Discover Digital funds seven projects to engage seldom heard communities to support improved digital health and care.

Imagine a future where every citizen in Scotland is able to find and access care and support at the right time. Some of this care would be delivered through in-person services,  others built upon self management practices and some would be digital.  Modern technologies are now pervading all aspects of our lives and when used right, in the appropriate contexts, they can deliver great benefits such as time savings, reduced travel, less paperwork and more integrated working.

In order to build such a future where digital is intrinsic and complementary to wider health and social care support landscape, we need to ensure that every citizen can access these technologies. This will involve taking big steps to tackle digital exclusion and ensuring  people are informed,  skilled, confident and motivated to use the internet and digital technology, but also that they trust the systems and services that they interact with.

To realise this vision is to include people in new developments. Discover Digital started to engage with people to consider how technology could be used for health and wellbeing. The focus of this initiative has changed over the last year and the ALLIANCE are now more focused on providing a  resource that can enable anyone, including those belonging to seldom heard groups, to benefit from digital health and care technology.

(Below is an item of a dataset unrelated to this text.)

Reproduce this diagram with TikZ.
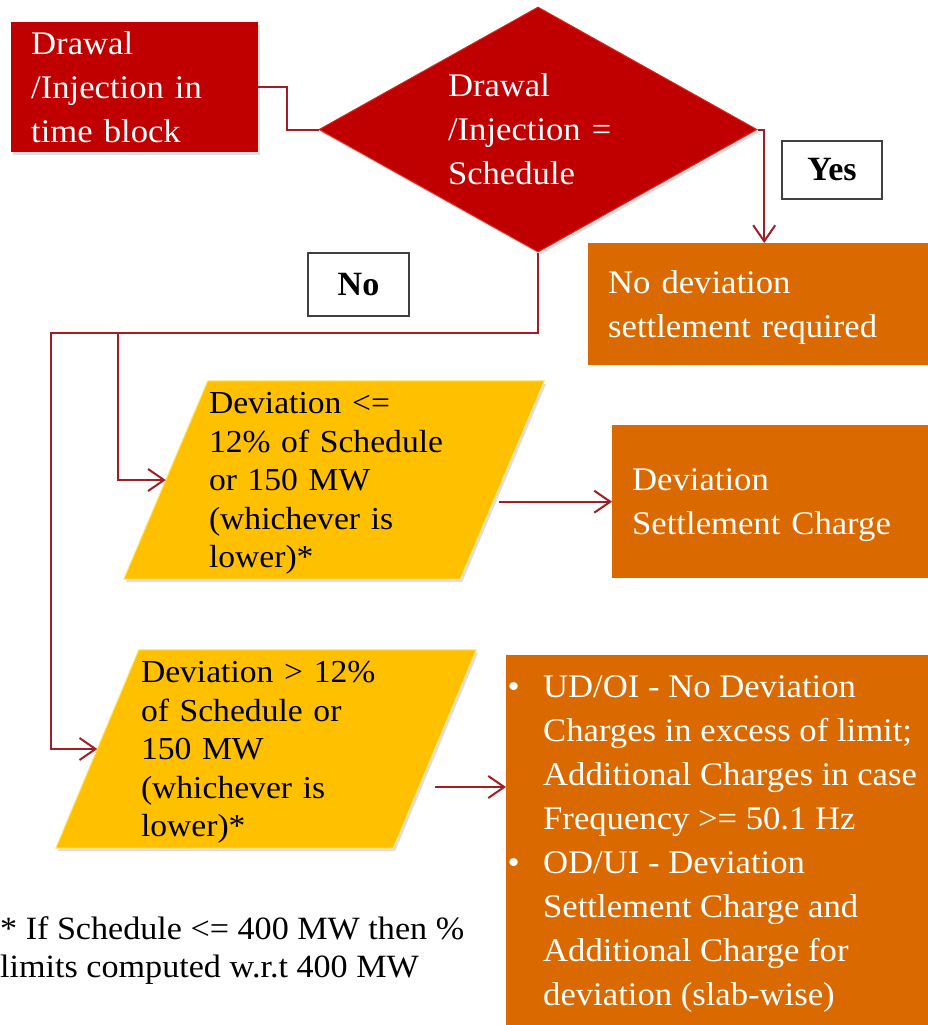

The new aims of the project are linked to outreach, signposting, digital health literacy, skills and confidence. The ALLIANCE are working towards these aims in several ways, including funding several projects to help us understand people’s needs:

  • Community Infosource will carry out focus groups and one-to-one interviews with refugee and asylum seeker communities to understand how digital tools might assist them in their health and wellbeing.
  • Change Grow Live: Forth Valley Recovery Service will undertake peer-led engagement with people recovering from substance use to understand their needs with regards to using technology to promote the health and wellbeing of themselves and others.
  • Deaf Equality and Accessibility Forum will explore health and wellbeing information sources available online and whether they are accessible to people who are deaf, hard of hearing or deafblind.
  • Happy to Translate, Trust Housing Association will facilitate conversations with older Chinese, Indian, Pakistani, Bangladeshi and African communities to understand the level of awareness they have around digital tools for health and wellbeing, their barriers to access and potential enablers.
  • LGOWIT have engaged with people with long term conditions to better understand their attitudes and needs related to technology for self management.
  • Moray Wellbeing Hub will focus on people living with long term conditions in rural areas to understand their specific needs from digital tools.
  • PBC Foundation will produce a survey to explore the uptake of their Self Management App for people with long term liver conditions.

The projects are in various stages of development. In fact, you can already watch a short animation summarising some of the key insights uncovered by LGOWIT through their engagement. Watch the LGOWIT animation (this link will take you away from our website) or read the full report to find out more.

The other projects will all be completed in Autumn 2021 and we are planning to share the emerging learning during Self Management Week, 27 September – 1 October 2021. The ALLIANCE Digital Health and Care team are excited about this development and feel very privileged to have such a varied and rich array of projects to draw learning from.